Czekała na prawomocny wyrok i egzekucję. Przez trzy lata nie pozwolono jej na widzenie z dziećmi. Siedziała po sąsiedzku z Asią Bibi, także oskarżoną o bluźnierstwo. W 2018 r., po 3421 dniach więzienia, Bibi została zwolniona. Shagufta została przeniesiona do jej celi.
Minęło 8 lat, zanim została wypuszczona dzięki staraniom dyplomatycznym i walce organizacji międzynarodowych. Teraz mieszka z mężem za granicą, w bezpiecznym miejscu.
„Pan dokonał wielu rzeczy w moim życiu, odpowiedział na moje modlitwy – mówi. – Moja córka była zdrową, piękną czterolatką, kiedy ją ostatni raz trzymałam na rękach. Kiedy znów mogłam ją objąć, miała 14 lat, straciła włosy i cierpiała na depresję. Płakałam bez końca. «Powrót» wymagał czasu. Ale dziś wszystko z nią w porządku, włosy odrastają, jesteśmy razem. Musimy podtrzymywać nadzieję”.
Na mocy prawa o bluźnierstwie w Pakistanie nadal wiele osób trafia do więzień.
„Są tacy, którzy gniją w więzieniu od 22 lat i tacy, którzy spędzają tam rok, są odsiadujący dożywocie i ci, którzy zostali skazani na karę śmierci, oczekując na rozprawę apelacyjną prawomocny wyrok” – mówi Shahid Mobeen. Zwraca też uwagę na problem porywania młodych dziewcząt, które są siłowo wydawane za mąż i jednocześnie zmuszane do przejścia na islam. Zdarza się to nawet w przypadku dziewcząt mających 9-13 lat.

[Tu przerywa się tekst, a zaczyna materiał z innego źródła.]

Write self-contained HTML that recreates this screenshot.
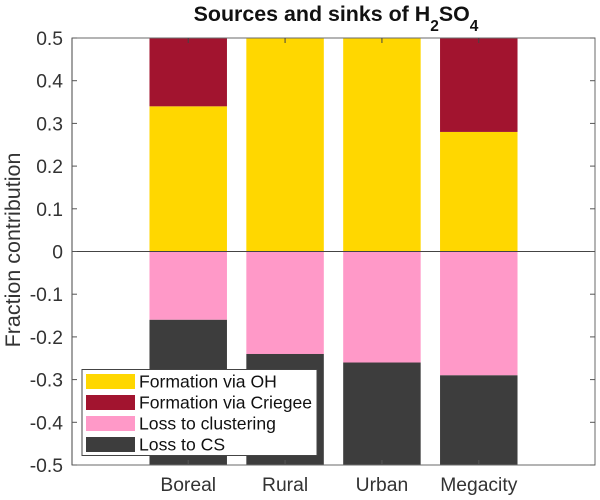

Z tego powodu w czerwcu pakistańskie władze podniosły ustawowy wiek małżeństwa do 18 lat, ale w praktyce nowe prawo nie funkcjonuje poza stolicą, ponieważ poszczególne regiony kraju same ustalają dopuszczalny wiek wyjścia za mąż. Tymczasem zgodnie z prawem szariatu wystarczy, że dziewczyna wejdzie w wiek dojrzewania.